The City of Light is sweltering under a ‘red alert’ as a brutal heatwave grips the French capital, while across the Channel, Britain’s handling of similar temperatures has drawn unexpected praise from the World Health Organisation. It is a curious inversion of the usual European weather narrative: the south wilting, the north weathering the storm.
For Parisians, the mercury has climbed above 40 degrees Celsius, turning the métro into a sauna and the boulevards into mirages. Hospitals are on standby, schools are closed, and the city’s famous parks have become makeshift refugee camps for those without air conditioning. The emergency services are stretched thin, dealing with heatstroke cases that double by the hour.
Meanwhile, in London, the government’s Heatwave Plan, which was once dismissed as nanny-state meddling, has been applauded by the WHO as a model for other nations. The early warning system, the public health campaigns, and the provision of cooling centres have all been credited with keeping the death toll lower than in previous heat events.
But what does this mean for the people on the ground? In Paris, I spoke to Marie, a 72-year-old retiree living in a walk-up apartment in the 11th arrondissement. ‘I keep the blinds closed,’ she told me, fanning herself with a magazine. ‘But the air is thick. I am afraid to sleep.’ Her story is replicated across the city, a silent crisis unfolding behind shuttered windows.
In London, the response has been more orderly, but not without its own costs. The NHS has cancelled non-urgent appointments to free up staff for heat-related emergencies. The transport network has slowed, with speed restrictions on trains to prevent tracks buckling. These are the quiet adaptations of a society learning to live with extreme weather.
The WHO’s commendation is a rare diplomatic win for the UK, but it raises uncomfortable questions about the widening gap in climate resilience between nations. While Britain has invested in infrastructure and public health messaging, France’s response has been more ad hoc and reactive. The heatwave is a stress test for our social fabric, and the results are uneven.

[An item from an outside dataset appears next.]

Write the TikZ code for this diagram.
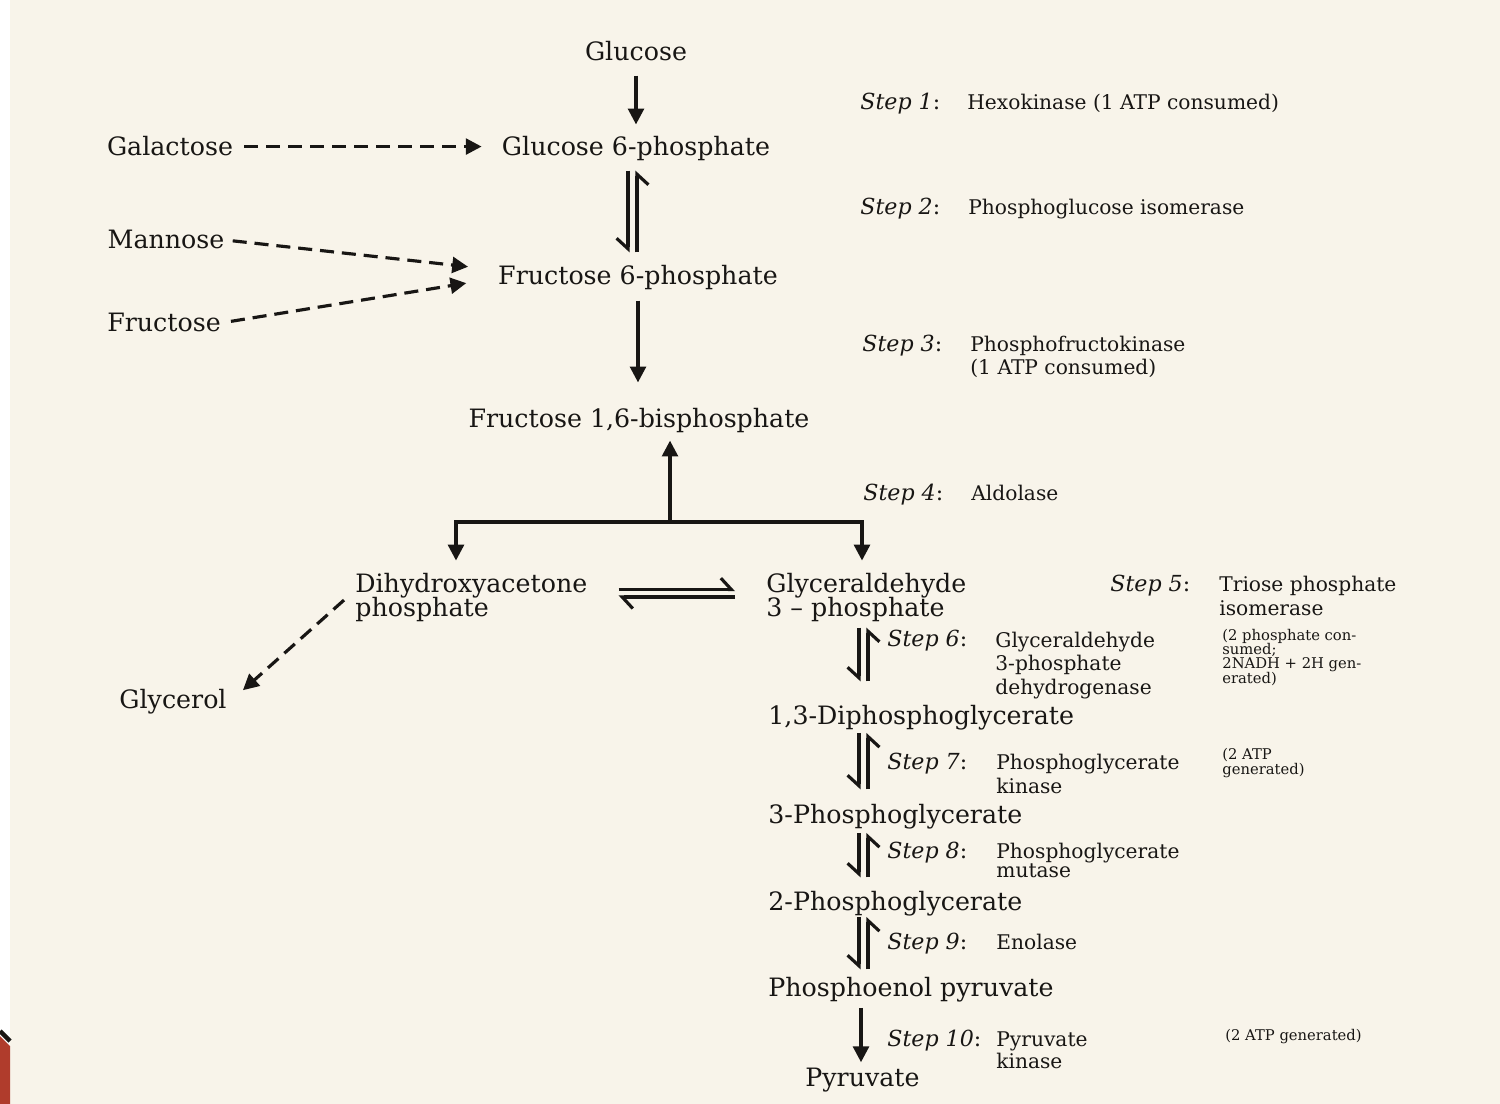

There is also a class dimension to this story. In both cities, the wealthy retreat to air-conditioned offices and homes, while the poor and elderly suffer in cramped, unventilated spaces. The heatwave is an equaliser in name only. It discriminates by postcode, by income, by the colour of your passport.
As the mercury climbs, we are reminded that climate change is not a distant threat. It is here, in the sweat on a commuter’s brow, in the emergency department waiting rooms, in the quiet desperation of the elderly. The WHO may praise one country’s response over another, but the real story is the human cost. And that cost, as always, is borne unevenly.